Ogulsapar Muradova: After 15 Years, Still No Probe Of Turkmen Journalist's Death In Custody

Journalist Ogulsapar Muradova at her son's wedding party in Ashgabat in 2002.

RFE/RL correspondent Ogulsapar Muradova was one of the few journalists in Turkmenistan who dared to report about human rights abuses in the secretive, authoritarian state.

Muradova paid the ultimate price for her work. She was arrested on trumped up charges on June 18, 2006. Amid allegations and signs that she was tortured while in custody, she died in prison three months later at the age of 58 in September 2016.

Turkmenistan has never conducted an effective investigation into Muradova's death.

The United Nations Human Rights Committee (OHCHR) has said that Turkmen authorities were responsible, and the U.S.-based nongovernmental organization Human Rights Watch (HRW) has vowed to continue its campaign to bring those involved in her death to justice.

Muradova had joined RFE/RL's Turkmen Service as an Ashgabat correspondent in 2006.

She filed reports about the hardships ordinary people faced in the energy-rich Central Asian country.

She also worked for the Turkmen Helsinki Foundation (THF), a Europe-based independent organization that monitors and reports on Turkmenistan's human rights abuses.

Muradova was arrested along with two other activists -- her brother Sapardurdy Khajiev and journalist Annakurban Amanklychev -- as well as her three children. Her children were released two weeks later.

Muradova, Khajiev, and Amanklychev were initially accused of espionage. But at a closed trial on August 25, 2006, they were sentenced to up to seven years in prison on charges of illegally possessing ammunition.

Rights groups have condemned the charges as a baseless, politically motivated ploy to punish the trio for their work.

A memorial to slain journalists in Bayeux, France, which includes the name of RFE/RL correspondent Ogulsapar Muradova. (file photo)

Amanklychev and Khajiev went on to serve their full sentences. But Muradova's family learned on September 13 that she had died in prison. Her body was returned to the family the following day.

Turkmen officials first claimed Muradova had committed suicide. Later, they changed their story and said she had died from natural causes.

But relatives of Muradova who saw her body say there was a deep wound on her forehead and a dark mark around her neck that could be consistent with strangling.

They also said open wounds and bruises on her hands and legs suggested she'd been tortured.

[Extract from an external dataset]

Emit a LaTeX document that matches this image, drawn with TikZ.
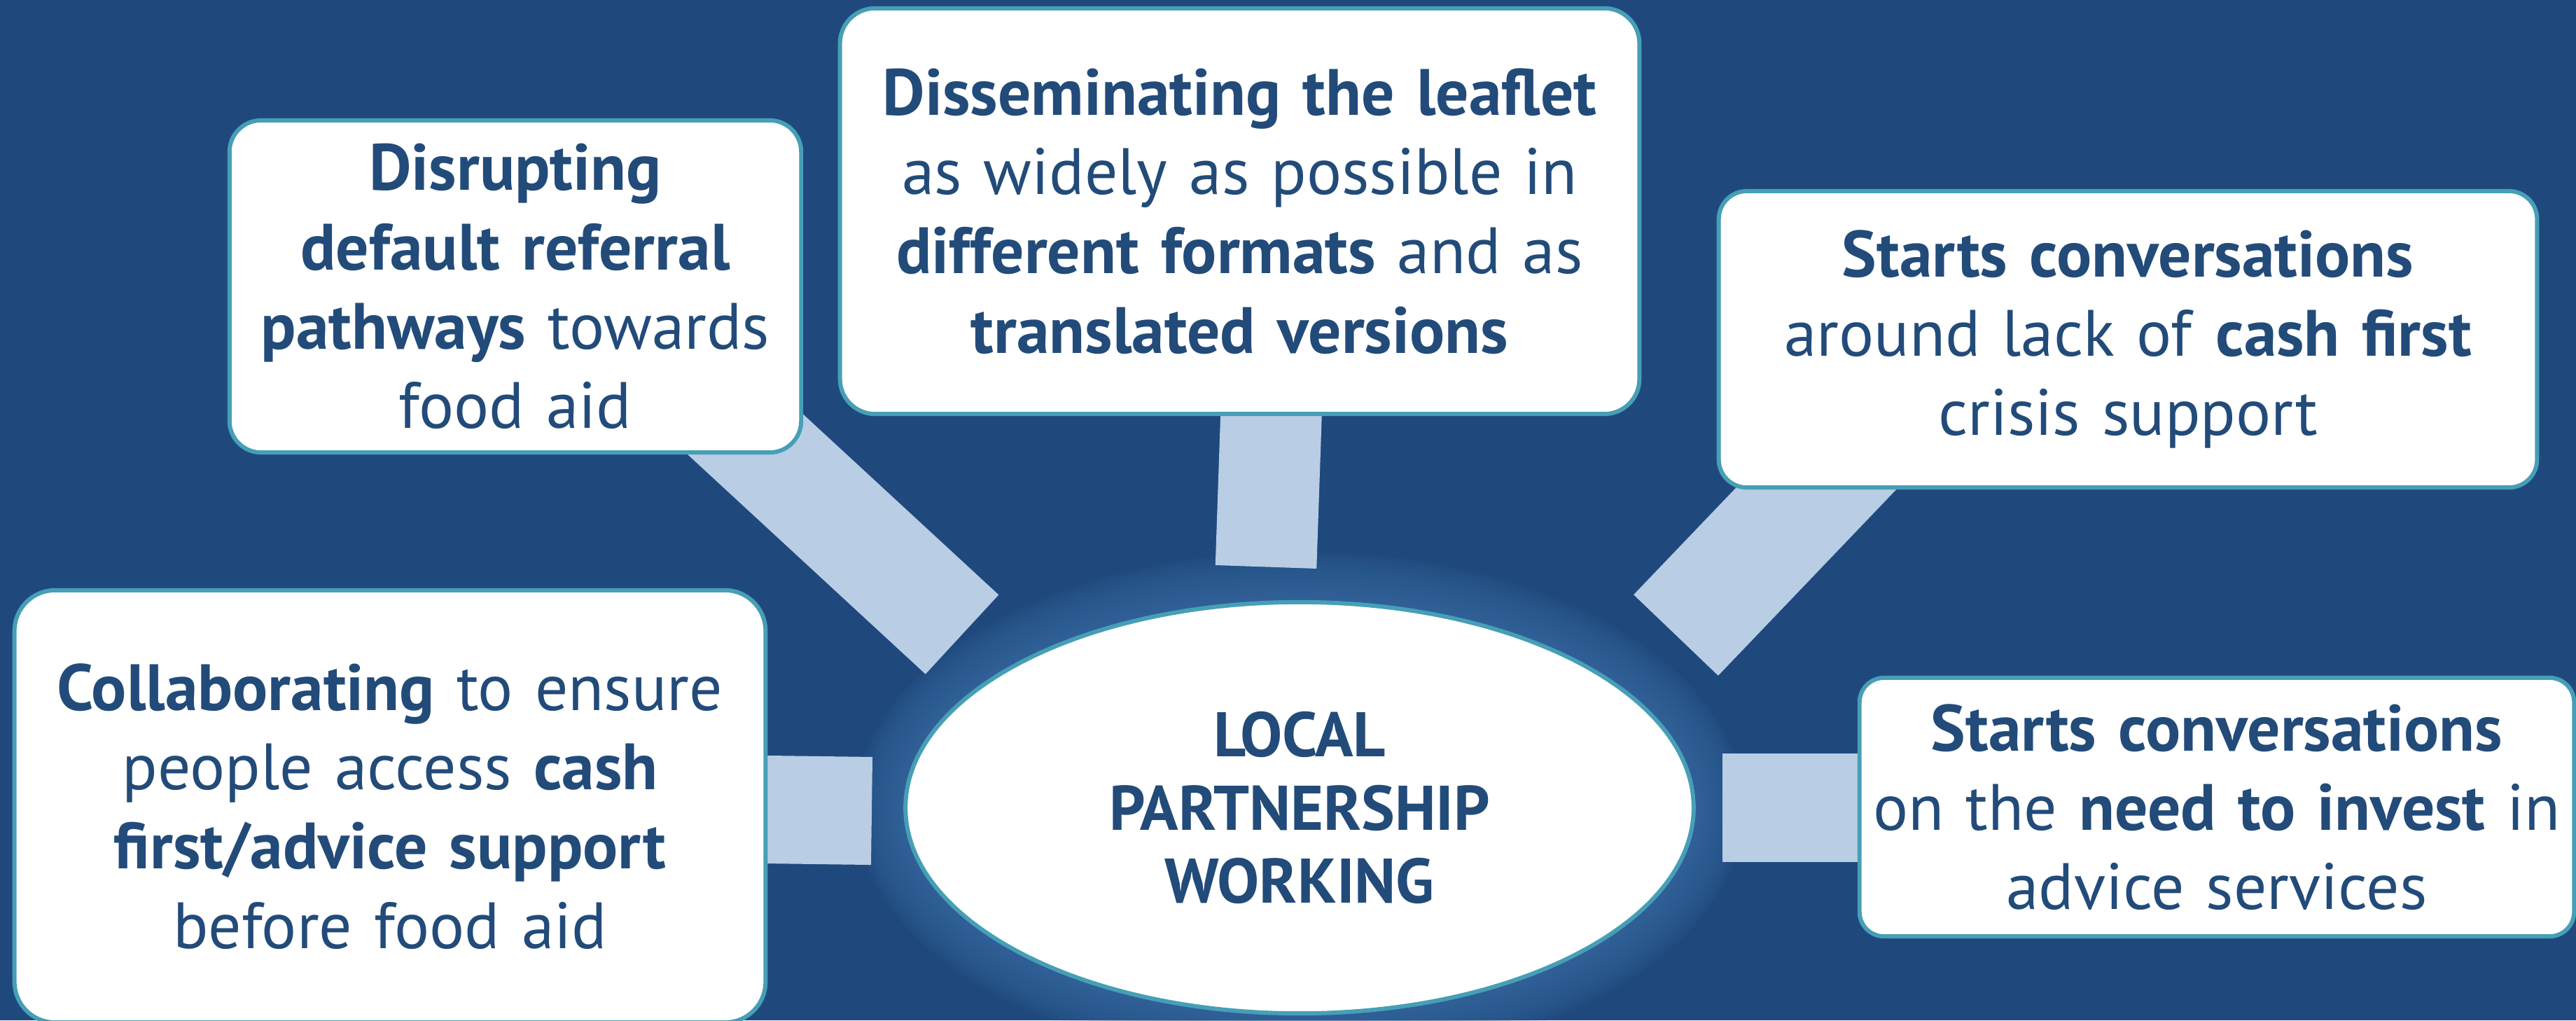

Speaking on condition of anonymity, a Turkmen law-enforcement official said in late in 2006 that Muradova died from torture at the hands of National Security Ministry officers who interrogated her.

Muradova had been kept incommunicado after her trial and her family didn't even know where she was being held.

It wasn't until 10 years later, in December 2016, that the government revealed Muradova died in Owadan-depe Prison, a remote maximum-security facility in the Karakum Desert.

Owadan-depe Prison is where Turkmen authorities hold political prisoners and those arrested on religious extremism charges.

Nothing Has Changed

In a landmark announcement in 2018, the UN Human Rights Committee (OHCHR) held that the government in Ashgabat was responsible for Muradova's death.

SEE ALSO: RFE/RL, HRW Welcome UN Finding On Turkmen Activist's Death In 2006

The OHCHR said Muradova had been "arbitrarily detained" because of her journalistic and human rights activities.

It accused Turkmenistan's government of failing to conduct an effective investigation into the allegations of torture and her death in custody.

The OHCHR urged Ashgabat to launch a prompt and impartial investigation. It also ordered Ashgabat to provide Muradova's family with a full account of its investigation -- including her autopsy report, copies of trial transcripts, and court verdicts.

Nevertheless, there still has never been a probe by Turkmen authorities into what happened to Muradova while she was in their custody.

Meanwhile, little has changed regarding the Turkmen government's treatment of journalists and human rights activists.

Ashgabat continues to clamp down on its critics, stifle free speech, and severely restrict people's rights and freedoms.

Rachel Denber

Fifteen years on, "correspondents for RFE/RL and other [independent] publications have to work at a great risk for themselves and their families," says Rachel Denber, HRW's deputy director for Europe and Central Asia.

"We still see the government putting pressure on the journalists' relatives in an attempt to silence them or force them to abandon their work," Denber told RFE/RL.

Denber said HRW remains committed to seeking justice for Muradova.

"I would like to tell [Muradova's children] that we haven't forgotten their mother, and we haven't forgotten them," Denber said. "We will continue to fight to bring to justice those who were responsible for Muradova's death."